Under state law, Vlatkovich said a defendant is presumed sane and responsible for his or her actions. Someone who was voluntarily intoxicated at the time does not qualify for a mental illness defense, he said.
Whether or not Lundquist was under the influence of methamphetamine or marijuana at the time of the crime was the subject of much debate. Both psychologists said he later claimed to have last used meth about three or four days prior to the murder; it was unclear when he last used marijuana. Both drugs were found in his system at the time of his arrest.
Under cross-examination from Vlatkovich, both Henkel-Johnson and Buffington conceded that people under the influence of controlled substances can exhibit psychotic episodes that can be confused with mental illness. Both could not definitively rule out the possibility that the actions were the result of a drug-induced psychosis.
However, Buffington told the court that she believed Lundquist's behavior to be "triggered" by a prescription he received for the drug Vyvanse just weeks before the murder. The drug, which can be used to treat ADHD and other conditions, can lead to psychotic states for someone with schizophrenia or similar conditions, she said.
With defense attorney Mark Groettum resting his case, Vlatkovich's first witness was a man who testified that he believed Lundquist to be under the influence of meth within a few hours of Gangness' murder.
Dustin Storer said he gave Lundquist a ride from Grand Rapids to Hibbing that night. He said he picked up the defendant, who he did not know, because he saw him out in the cold and not properly dressed for the conditions.
As they drove toward Hibbing, Storer said Lundquist began making bizarre comments, had slurred speech and could not hold his hands still. He testified that he recognized the symptoms as being common with meth use.
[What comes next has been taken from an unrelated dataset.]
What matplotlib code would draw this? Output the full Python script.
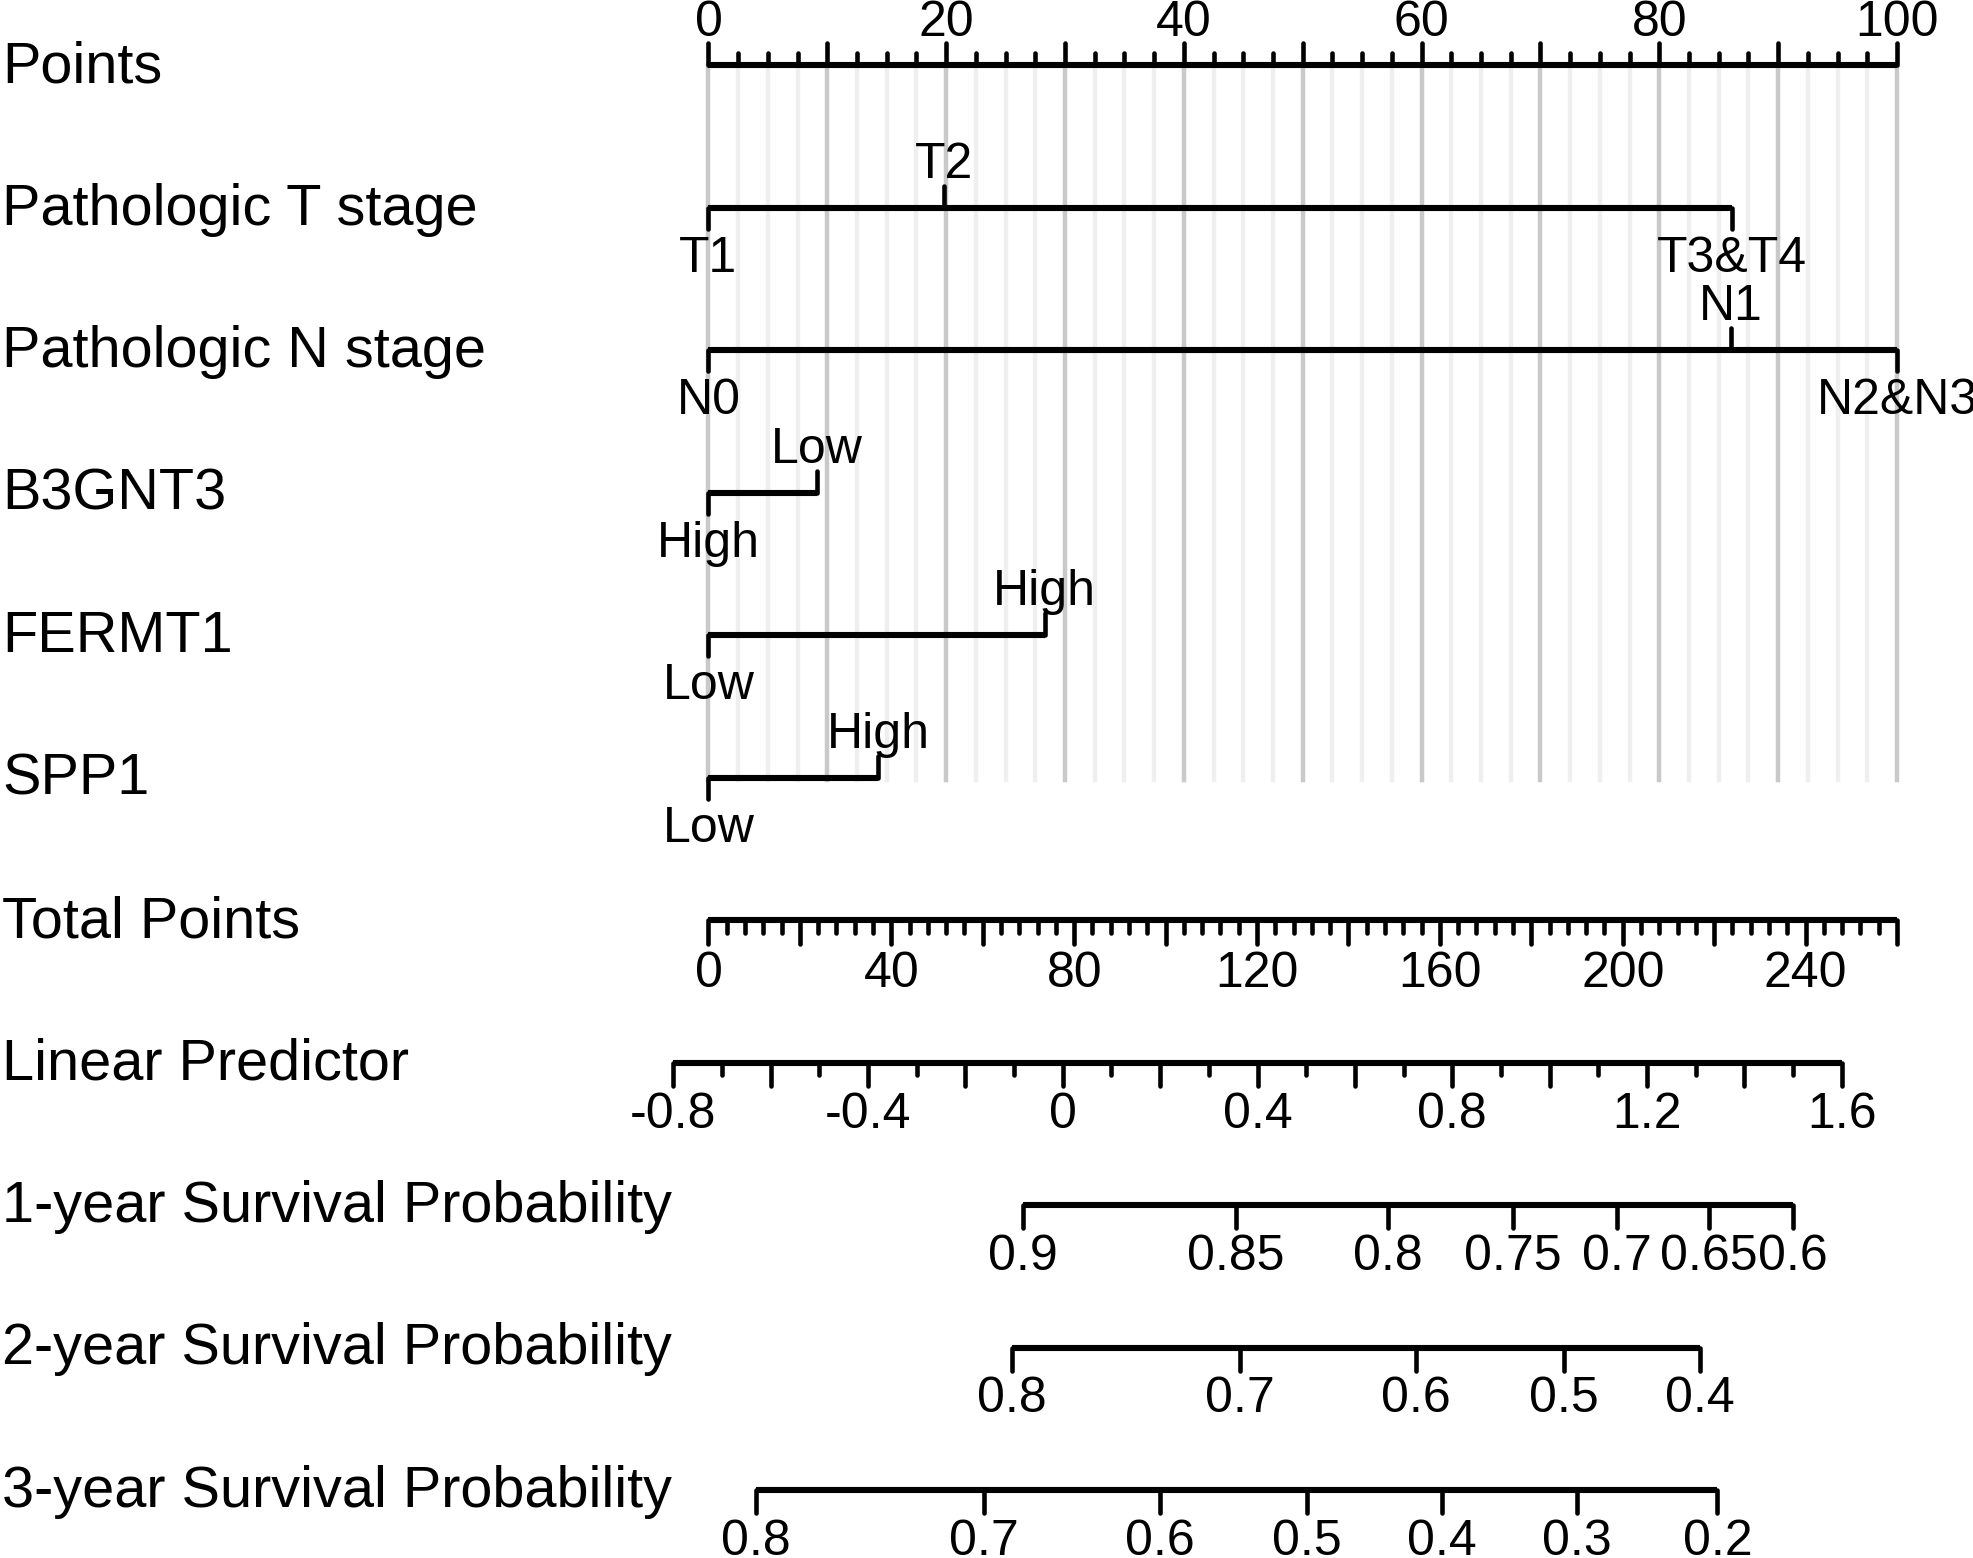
import matplotlib
matplotlib.use("Agg")
import matplotlib.pyplot as plt
import numpy as np

plt.rcParams["font.family"] = ["Liberation Sans", "DejaVu Sans"]

# row names, top to bottom
ROWS = ["Points", "Pathologic T stage", "Pathologic N stage", "B3GNT3", "FERMT1",
        "SPP1", "Total Points", "Linear Predictor", "1-year Survival Probability",
        "2-year Survival Probability", "3-year Survival Probability"]

# factor levels and their points (0-100 scale); labels alternate below / above
T_LEVELS = ["T1", "T2", "T3&T4"]
T_POINTS = [0, 19.8, 86.15]
N_LEVELS = ["N0", "N1", "N2&N3"]
N_POINTS = [0, 86.0, 100]
B3_LEVELS = ["High", "Low"]
B3_POINTS = [0, 9.1]
FE_LEVELS = ["Low", "High"]
FE_POINTS = [0, 28.3]
SPP_LEVELS = ["Low", "High"]
SPP_POINTS = [0, 14.3]

TOTAL_MAX = 260
TOTAL_LABELS = [0, 40, 80, 120, 160, 200, 240]

# linear predictor: total points at lp = 0 and per unit lp
LP_TICKS = [-0.8, -0.4, 0, 0.4, 0.8, 1.2, 1.6]
LP_AT_ZERO = 77.5
LP_SLOPE = 106.5

# survival probability ticks and the total points they sit at
S1_LABELS = ["0.9", "0.85", "0.8", "0.75", "0.7", "0.65", "0.6"]
S1_TOTAL = [68.8, 115.3, 148.6, 175.9, 198.7, 218.8, 237.2]
S2_LABELS = ["0.8", "0.7", "0.6", "0.5", "0.4"]
S2_TOTAL = [66.4, 116.3, 154.7, 187.2, 216.8]
S3_LABELS = ["0.8", "0.7", "0.6", "0.5", "0.4", "0.3", "0.2"]
S3_TOTAL = [10.4, 60.3, 98.7, 130.9, 160.5, 190.0, 220.7]

W, H = 1973, 1558
fig = plt.figure(figsize=(W / 100, H / 100), dpi=100)
ax = fig.add_axes([0, 0, 1, 1])
ax.set_xlim(-59.61, 106.39)
ax.set_ylim(H, 0)
ax.axis("off")

ROW_Y = [65 + 142.5 * i for i in range(len(ROWS))]
LABEL_FS = 41.5
TICK_FS = 36
LINE_LW = 4.4
TICK_LW = 3.3
ABOVE = -30   # baseline offset for labels above the line
BELOW = 65    # baseline offset for labels below the line


def tp2pts(tp):
    return np.asarray(tp, dtype=float) * 100.0 / TOTAL_MAX


def hline(x0, x1, y):
    ax.plot([x0, x1], [y, y], color="black", lw=LINE_LW, solid_capstyle="butt", zorder=3)


def tick(x, y, length):
    ax.plot([x, x], [y, y + length], color="black", lw=TICK_LW, solid_capstyle="round", zorder=3)


# row labels
for name, y in zip(ROWS, ROW_Y):
    ax.text(-59.45, y + 2, name, fontsize=LABEL_FS, ha="left", va="center")

# grid behind the predictor rows
for g in np.arange(0, 100.01, 2.5):
    col = "#c9c9c9" if abs(g % 10) < 1e-9 else "#efefef"
    ax.plot([g, g], [ROW_Y[0], 780], color=col, lw=3.2, zorder=1)

# Points axis
y = ROW_Y[0]
hline(0, 100, y)
for v in np.arange(0, 100.01, 2.5):
    major = abs(v % 10) < 1e-9
    tick(v, y, -22 if major else -12)
for v in range(0, 101, 20):
    ax.text(v, y - 29, str(v), fontsize=TICK_FS, ha="center", va="baseline")

# factor rows
factors = [(T_LEVELS, T_POINTS), (N_LEVELS, N_POINTS), (B3_LEVELS, B3_POINTS),
           (FE_LEVELS, FE_POINTS), (SPP_LEVELS, SPP_POINTS)]
for (levels, pts), y in zip(factors, ROW_Y[1:6]):
    hline(min(pts), max(pts), y)
    for i, (lev, p) in enumerate(zip(levels, pts)):
        if i % 2 == 0:
            tick(p, y, 21)
            ax.text(p, y + BELOW - 1, lev, fontsize=TICK_FS, ha="center", va="baseline")
        else:
            tick(p, y, -22)
            ax.text(p, y + ABOVE, lev, fontsize=TICK_FS, ha="center", va="baseline")

# Total Points
y = ROW_Y[6]
hline(0, 100, y)
for v in range(0, TOTAL_MAX + 1, 4):
    tick(tp2pts(v), y, 24 if v % 20 == 0 else 13)
for v in TOTAL_LABELS:
    ax.text(tp2pts(v), y + BELOW + 2, str(v), fontsize=TICK_FS, ha="center", va="baseline")

# Linear Predictor
y = ROW_Y[7]
lp_all = np.round(np.arange(LP_TICKS[0], LP_TICKS[-1] + 0.001, 0.1), 1)
lp_x = tp2pts(LP_AT_ZERO + LP_SLOPE * lp_all)
hline(lp_x[0], lp_x[-1], y)
for k, x in enumerate(lp_x):
    tick(x, y, 23 if k % 2 == 0 else 12)
for v in LP_TICKS:
    lab = "0" if v == 0 else f"{v:g}"
    ax.text(tp2pts(LP_AT_ZERO + LP_SLOPE * v), y + BELOW + 1, lab,
            fontsize=TICK_FS, ha="center", va="baseline")

# survival probability rows
for labels, totals, y in [(S1_LABELS, S1_TOTAL, ROW_Y[8]),
                          (S2_LABELS, S2_TOTAL, ROW_Y[9]),
                          (S3_LABELS, S3_TOTAL, ROW_Y[10])]:
    xs = tp2pts(totals)
    hline(xs[0], xs[-1], y)
    for lab, x in zip(labels, xs):
        tick(x, y, 23)
        ax.text(x, y + BELOW, lab, fontsize=TICK_FS, ha="center", va="baseline")

fig.savefig("out.png", dpi=100)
The behavior so concerned Storer that he began doing 20-30 mph over the speed limit in a failed effort to get stopped by police before he ended up dropping Lundquist off at the gas station across the street from Gangness' apartment, he testified.
Asked why he did not notify authorities, Storer explained: "I just figured he was another drug addict like the rest of the town."
Originally scheduled for two days, the trial was extended for a third day of testimony. Vlatkovich will continue to present his case on Wednesday.
A judge typically has seven days to render a verdict after a court trial, but it is anticipated that a briefing schedule will be set to allow attorneys to submit written closing arguments before Starr issues his findings.